Wednesday, December 31, 2008
Memorable Quotes
I know it's taboo to blog about not blogging, so I'll quickly apologize for my six month(!) hiatus, promise to post regularly, and then move on...
Bean is now 2 1/2 and VERY vocal. She is constantly asking what things are, who made them, where they went, and what their middle names are.
Every time I repeat her latest sound byte, I'm told "You should really write these down, or you'll forget them forever!" So, at last, I am doing so. These are just a few of the gems.
- Who made my bed, Mum? The people at the store, honey. But who made my bum, Mum?
- I don't want Santa to eat all my cookies, Mum!
- What's Santa's middle name? What's him's mom's name?
- Santa eats all those cookies so he can get STRRRROOOONNNGGGG!
- Where did Aunt M go? Her has a beard.
- I need my hat and minutes to go outside, Mum!
- I had NO nap, Grammy. Mommy is upSET!
- I had a good nap! Santa is happy! [TG for Santa!]
- Where's my hotdog's face go? I no like him.
- Santa lives at the Nerf Pole, Daddy!
- What's your dolly's name? Yogurt!
- What's your other dolly's name? Doctor!
- What's your boy doll's name? Princess!
- What would you like to ask Santa for? Fried dough!
- Wait your turn, Mum! [when I'm driving....]
- What she doed to you, Mum? [when I scold the dog]
- You doin' some emails on your 'puter?
- Why were you crying? I was cranky!
- I stick the flashlight in [the dog's] bum! Just pretend!
- My Daddy's middle name is Thomas! Thomas the Tank Engine!
- Just listen to the music, Mum. Take a deep breath. There. Now you feel better. [This from a two year old?!]
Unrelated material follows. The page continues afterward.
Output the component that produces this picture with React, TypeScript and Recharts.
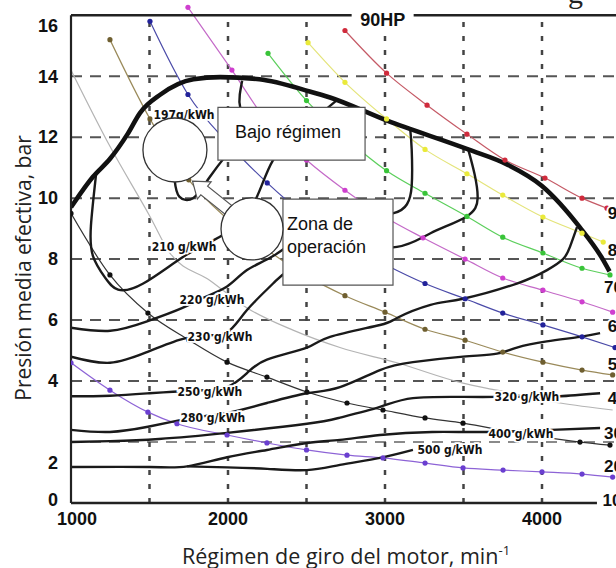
import { ComposedChart, Line, XAxis, YAxis, ReferenceLine, ReferenceDot, ReferenceArea } from "recharts";

// engine map: speed in min-1, mean effective pressure in bar

// full-load curve
const fullLoadRpm = [1000, 1140, 1250, 1360, 1440, 1570, 1780, 1950, 2200, 2520, 2650, 3010, 3530, 3780, 4000, 4240, 4390, 4430];
const fullLoadBar = [9.7, 10.7, 11.3, 12.1, 12.8, 13.4, 13.9, 13.97, 13.9, 13.5, 13.3, 12.55, 11.6, 11.1, 10.4, 9.05, 7.97, 7.6];

// specific consumption contours (g/kWh)
const c197Rpm = [1645, 1660, 1690, 1777, 1885, 2057, 2121, 2080, 2075, 2090];
const c197Bar = [11.4, 10.6, 10.05, 10.0, 10.7, 11.8, 12.2, 12.9, 13.4, 13.85];
const c210Rpm = [1160, 1127, 1140, 1216, 1300, 1460, 1713, 1900, 2050, 2180, 2287, 2459, 2690];
const c210Bar = [10.8, 9.1, 8.1, 7.4, 7.0, 7.2, 8.07, 8.6, 9.1, 10.0, 11.25, 12.2, 13.2];
const c220Rpm = [1000, 1250, 1480, 1710, 1850, 1994, 2121, 2287, 2500, 2800, 3050, 3140, 3170, 3170, 3160];
const c220Bar = [5.75, 5.65, 5.95, 6.4, 6.75, 7.1, 7.64, 8.1, 8.8, 9.3, 9.5, 9.8, 10.4, 11.6, 12.3];
const c230Rpm = [1000, 1248, 1484, 1690, 1850, 1994, 2121, 2287, 2395, 2700, 3076, 3290, 3520, 3590, 3570, 3530];
const c230Bar = [4.8, 4.6, 4.95, 5.35, 5.5, 5.6, 6.33, 7.2, 7.64, 8.2, 8.4, 8.85, 9.4, 10.0, 10.8, 11.6];
const c250Rpm = [1000, 1248, 1500, 1650, 1850, 1994, 2121, 2248, 2503, 2650, 2968, 3076, 3290, 3497, 3840, 4032, 4134, 4178, 4223];
const c250Bar = [3.5, 3.52, 3.6, 3.65, 3.7, 3.8, 4.26, 4.7, 5.1, 5.45, 5.84, 6.07, 6.5, 6.7, 7.2, 7.64, 8.0, 8.4, 9.05];
const c280Rpm = [1000, 1248, 1490, 1680, 1850, 1994, 2248, 2503, 2713, 2968, 3178, 3497, 3713, 3840, 4030, 4242, 4370];
const c280Bar = [2.4, 2.33, 2.5, 2.7, 2.85, 2.95, 3.28, 3.6, 3.8, 4.36, 4.62, 4.8, 4.9, 5.1, 5.3, 5.45, 5.57];
const c320Rpm = [1000, 1250, 1560, 1994, 2503, 2713, 2968, 3178, 3497, 3700, 3950, 4115, 4370];
const c320Bar = [2.0, 2.03, 2.1, 2.3, 2.6, 2.8, 3.15, 3.44, 3.48, 3.48, 3.48, 3.5, 3.6];
const c400Rpm = [1000, 1500, 1740, 1994, 2248, 2503, 2713, 2968, 3300, 3650, 4060, 4370];
const c400Bar = [1.18, 1.18, 1.2, 1.5, 1.74, 1.97, 2.07, 2.23, 2.33, 2.33, 2.4, 2.46];
const c500Rpm = [1740, 1994, 2250, 2503, 2713, 2968, 3178];
const c500Bar = [1.2, 1.17, 1.12, 1.08, 1.25, 1.48, 1.74];

// constant power lines
const redRpm = [2745, 3010, 3268, 3522, 3764, 4019, 4255, 4414];
const redBar = [15.5, 14.1, 13.05, 12.1, 11.25, 10.66, 10.0, 9.67];
const yellowRpm = [2510, 2745, 3010, 3255, 3522, 3750, 4006, 4255, 4390];
const yellowBar = [15.1, 13.8, 12.6, 11.6, 10.8, 10.1, 9.38, 8.85, 8.56];
const greenRpm = [2255, 2500, 2745, 3010, 3255, 3522, 3750, 4006, 4255, 4433];
const greenBar = [14.75, 13.2, 12.0, 10.9, 10.16, 9.4, 8.72, 8.2, 7.7, 7.48];
const magentaRpm = [1745, 2025, 2250, 2500, 2745, 3010, 3242, 3510, 3750, 4006, 4255, 4450];
const magentaBar = [16.26, 14.2, 12.5, 11.25, 10.26, 9.35, 8.7, 8.0, 7.38, 6.98, 6.6, 6.26];
const blueRpm = [1503, 1745, 2000, 2250, 2500, 2745, 3010, 3255, 3510, 3750, 4006, 4255, 4465];
const blueBar = [15.8, 13.4, 11.8, 10.5, 9.4, 8.55, 7.8, 7.2, 6.7, 6.23, 5.84, 5.45, 5.1];
const oliveRpm = [1248, 1503, 1750, 2000, 2250, 2500, 2745, 3000, 3255, 3510, 3750, 4006, 4255, 4450];
const oliveBar = [15.2, 12.6, 10.6, 9.3, 8.3, 7.45, 6.8, 6.26, 5.7, 5.34, 4.95, 4.62, 4.36, 4.2];
const grayRpm = [1000, 1248, 1503, 1630, 1885, 2121, 2414, 2713, 3076, 3497, 3713, 4115, 4450];
const grayBar = [14.2, 11.7, 9.4, 8.2, 7.3, 6.4, 5.67, 5.1, 4.6, 3.93, 3.7, 3.28, 3.05];
const blackRpm = [1000, 1248, 1490, 1750, 1994, 2248, 2503, 2758, 2987, 3255, 3497, 3840, 4242, 4433];
const blackBar = [9.5, 7.48, 6.23, 5.35, 4.62, 4.13, 3.64, 3.28, 3.05, 2.79, 2.62, 2.3, 2.0, 1.9];
const purpleRpm = [1000, 1248, 1490, 1675, 1994, 2248, 2500, 2758, 2987, 3255, 3497, 3752, 4000, 4255, 4450];
const purpleBar = [4.6, 3.7, 2.98, 2.6, 2.23, 1.97, 1.74, 1.57, 1.48, 1.31, 1.15, 1.08, 1.02, 0.95, 0.85];

// labels
const contourText = ["197g/kWh", "210 g/kWh", "220 g/kWh", "230 g/kWh", "250 g/kWh", "280 g/kWh", "320 g/kWh", "400 g/kWh", "500 g/kWh"];
const contourTextRpm = [1720, 1720, 1898, 1949, 1885, 1904, 3904, 3866, 3414];
const contourTextBar = [12.75, 8.39, 6.66, 5.44, 3.64, 2.79, 3.48, 2.26, 1.74];
const powerText = ["90", "80", "70", "60", "50", "40", "30", "20", "10"];
const powerTextBar = [9.5, 8.3, 7.08, 5.8, 4.56, 3.44, 2.3, 1.21, 0.1];
const powerTextRpm = [4418, 4418, 4395, 4418, 4418, 4418, 4395, 4395, 4385];

const xTicks = [1000, 2000, 3000, 4000];
const yTicks = [0, 2, 4, 6, 8, 10, 12, 14, 16];
const gridRpm = [1500, 2000, 2500, 3000, 3500, 4000];
const gridBar = [2, 4, 6, 8, 10, 12, 14];

const pts = (n: number[], p: number[]) => n.map((v, i) => ({ n: v, p: p[i] }));

const contours = [
  pts(c197Rpm, c197Bar), pts(c210Rpm, c210Bar), pts(c220Rpm, c220Bar), pts(c230Rpm, c230Bar),
  pts(c250Rpm, c250Bar), pts(c280Rpm, c280Bar), pts(c320Rpm, c320Bar), pts(c400Rpm, c400Bar), pts(c500Rpm, c500Bar),
];

const powerLines = [
  { data: pts(grayRpm, grayBar), line: "#b4b4b4", dot: "" },
  { data: pts(purpleRpm, purpleBar), line: "#8d63d6", dot: "#6a3fd0" },
  { data: pts(blackRpm, blackBar), line: "#333333", dot: "#111111" },
  { data: pts(oliveRpm, oliveBar), line: "#9a8a5a", dot: "#6f5f30" },
  { data: pts(blueRpm, blueBar), line: "#4a4aa8", dot: "#22229a" },
  { data: pts(magentaRpm, magentaBar), line: "#c46ac8", dot: "#cf3fcf" },
  { data: pts(greenRpm, greenBar), line: "#5ccf5c", dot: "#39c439" },
  { data: pts(yellowRpm, yellowBar), line: "#e4e47a", dot: "#eaea3a" },
  { data: pts(redRpm, redBar), line: "#c55a66", dot: "#d02b3c" },
];

const BOLD = "'Liberation Sans', Arial, sans-serif";
const NARROW = "'Liberation Sans Narrow', 'DejaVu Sans Condensed', sans-serif";
const TITLE = "'Open Sans', 'Noto Sans', sans-serif";
const yNudge: Record<number, number> = { 16: 10, 2: 21, 0: -3 };

const XTick = (props: any) => {
  const { x, y, payload } = props;
  return (
    <text x={x + (payload.value === 1000 ? 6 : 0)} y={y} dy="0.35em" textAnchor="middle" fontFamily={BOLD} fontWeight="bold" fontSize={18} fill="#111">
      {payload.value}
    </text>
  );
};

const YTick = (props: any) => {
  const { x, y, payload } = props;
  return (
    <text x={x} y={y + (yNudge[payload.value] ?? 0)} dy="0.35em" textAnchor="end" fontFamily={BOLD} fontWeight="bold" fontSize={18} fill="#111">
      {payload.value}
    </text>
  );
};

const haloText = (text: string, size: number, anchor: string, family: string, weight = "bold") => (p: any) => (
  <text x={p.cx} y={p.cy} dy="0.35em" textAnchor={anchor} fontFamily={family} fontWeight={weight} fontSize={size} fill="#111" stroke="#fff" strokeWidth={3.5} paintOrder="stroke">
    {text}
  </text>
);

const arrowShape = (p: any) => {
  const pts = [[0, 0], [18.6, 0.8], [15.1, 5.1], [39.3, 24.5], [32.5, 33.1], [8.3, 13.7], [4.8, 18]]
    .map(([dx, dy]) => `${p.cx + dx},${p.cy + dy}`).join(" ");
  return <polygon points={pts} fill="#fff" stroke="#555" strokeWidth={1.2} />;
};

export default function App() {
  return (
    <div style={{ position: "absolute", left: 0, top: 0, width: 616, height: 568, overflow: "hidden", background: "#fff" }}>
      <ComposedChart width={640} height={568} margin={{ top: 0, right: 19.5, bottom: 35, left: 11 }}>
        <XAxis dataKey="n" type="number" domain={[1000, 4500]} ticks={xTicks} interval={0} allowDataOverflow
          axisLine={false} tickLine={false} tickSize={0} tickMargin={16} height={30} tick={<XTick />} />
        <YAxis type="number" domain={[0, 16.5]} ticks={yTicks} interval={0} allowDataOverflow
          axisLine={false} tickLine={false} tickSize={0} tickMargin={13} width={60} tick={<YTick />} />

        {gridBar.map((b) => (
          <ReferenceLine key={"h" + b} segment={[{ x: 1000, y: b }, { x: 4500, y: b }]} stroke={b === 2 ? "#8a8a8a" : "#555"} strokeWidth={2} strokeDasharray="11 8" />
        ))}
        {gridRpm.map((r) => (
          <ReferenceLine key={"v" + r} segment={[{ x: r, y: 0 }, { x: r, y: 16 }]} stroke="#444" strokeWidth={2.5} strokeDasharray="5 9" />
        ))}

        {powerLines.map((s, i) => (
          <Line key={"pw" + i} data={s.data} dataKey="p" type="monotone" stroke={s.line} strokeWidth={1.2}
            dot={s.dot ? { r: 2.6, fill: s.dot, stroke: s.dot, strokeWidth: 0 } : false}
            activeDot={false} isAnimationActive={false} />
        ))}

        {contours.map((d, i) => (
          <Line key={"c" + i} data={d} dataKey="p" type="natural" stroke="#1a1a1a" strokeWidth={2.4} dot={false} activeDot={false} isAnimationActive={false} />
        ))}

        <Line data={pts(fullLoadRpm, fullLoadBar)} dataKey="p" type="monotone" stroke="#111" strokeWidth={4.6} dot={false} activeDot={false} isAnimationActive={false} />

        <ReferenceLine segment={[{ x: 1000, y: 16 }, { x: 4500, y: 16 }]} stroke="#222" strokeWidth={2.6} />
        <ReferenceLine segment={[{ x: 1000, y: 0 }, { x: 1000, y: 16 }]} stroke="#222" strokeWidth={2.2} />
        <ReferenceLine segment={[{ x: 1000, y: 0 }, { x: 4350, y: 0 }]} stroke="#222" strokeWidth={2.4} />

        {contourText.map((t, i) => (
          <ReferenceDot key={"ct" + i} x={contourTextRpm[i]} y={contourTextBar[i]} r={0} zIndex={1500} shape={haloText(t, 12, "middle", NARROW)} />
        ))}
        {powerText.map((t, i) => (
          <ReferenceDot key={"pt" + i} x={powerTextRpm[i]} y={powerTextBar[i]} r={0} zIndex={1500} shape={haloText(t, 17, "start", BOLD)} />
        ))}
        <ReferenceDot x={2985} y={15.84} r={0} zIndex={1500} shape={(p: any) => (
          <g>
            <rect x={p.cx - 31} y={p.cy - 12} width={62} height={22} fill="#fff" />
            <text x={p.cx} y={p.cy} dy="0.35em" textAnchor="middle" fontFamily={BOLD} fontWeight="bold" fontSize={18} fill="#111">90HP</text>
          </g>
        )} />

        <ReferenceArea x1={1936} x2={2873} y1={11.25} y2={12.98} fill="#fff" fillOpacity={1} stroke="#555" strokeWidth={1.2} zIndex={1600} />
        <ReferenceArea x1={2350} x2={3051} y1={7.15} y2={9.97} fill="#fff" fillOpacity={1} stroke="#555" strokeWidth={1.2} zIndex={1600} />
        <ReferenceDot x={1774} y={10.56} r={0} zIndex={1650} shape={arrowShape} />
        <ReferenceDot x={1662} y={11.58} r={32} fill="#fff" stroke="#333" strokeWidth={1.3} zIndex={1700} />
        <ReferenceDot x={2153} y={8.99} r={31} fill="#fff" stroke="#333" strokeWidth={1.3} zIndex={1700} />
        <ReferenceDot x={2382} y={12.17} r={0} zIndex={1800} shape={haloText("Bajo régimen", 18, "middle", BOLD, "normal")} />
        <ReferenceDot x={2376} y={9.15} r={0} zIndex={1800} shape={haloText("Zona de", 18, "start", BOLD, "normal")} />
        <ReferenceDot x={2376} y={8.4} r={0} zIndex={1800} shape={haloText("operación", 18, "start", BOLD, "normal")} />

        <text x={568} y={3} fontFamily="'Liberation Serif', serif" fontSize={30} fill="#222">g</text>
        <text x={23} y={268} transform="rotate(-90, 23, 268)" textAnchor="middle" dominantBaseline="central" fontFamily={TITLE} fontSize={21} fill="#222">
          Presión media efectiva, bar
        </text>
        <text x={346} y={564} textAnchor="middle" fontFamily={TITLE} fontSize={21.5} fill="#222">
          Régimen de giro del motor, min<tspan dy={-9} fontSize={13}>-1</tspan>
        </text>
      </ComposedChart>
    </div>
  );
}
- I don't want to eat that. I can't like it, Daddy!
- Please have a delicious cookie, Mum?
- Please have something delicious to eat?
- Please have a snack? No, you need to eat your dinner. Please have pudding?!
- Look at that dude running! With NO PANTS! [jogger in ultra short shorts]
- Let's watch Glue's Clues! Let's watch Clifford the Red Big Dog!
- [Looking at digital photos] Let's just watch the video Dad!
- What do you think turkeys like to eat? Bugs! Lady bugs! And they have to wear them's sun hats and sun scream at the beach!
Everyone was right. I can't remember them all!
Thursday, June 5, 2008
Baby Bean
Bean loves looking at pictures, especially baby pictures - and most especially her OWN baby pictures. I have an album by my bed that she usually looks at while I'm getting dressed in the morning. She could look for hours, turning the pages calling out the names of the people in the photos.
Yesterday we were flipping through together, and I said, "Look how tiny you were! You started out very, very little, and you grew in Mommy's belly! Do you remember when you were very small, inside my belly?"
She crawled across the bed to where I was sitting and put her head against my stomach. "Back in? Back in, Mommy?"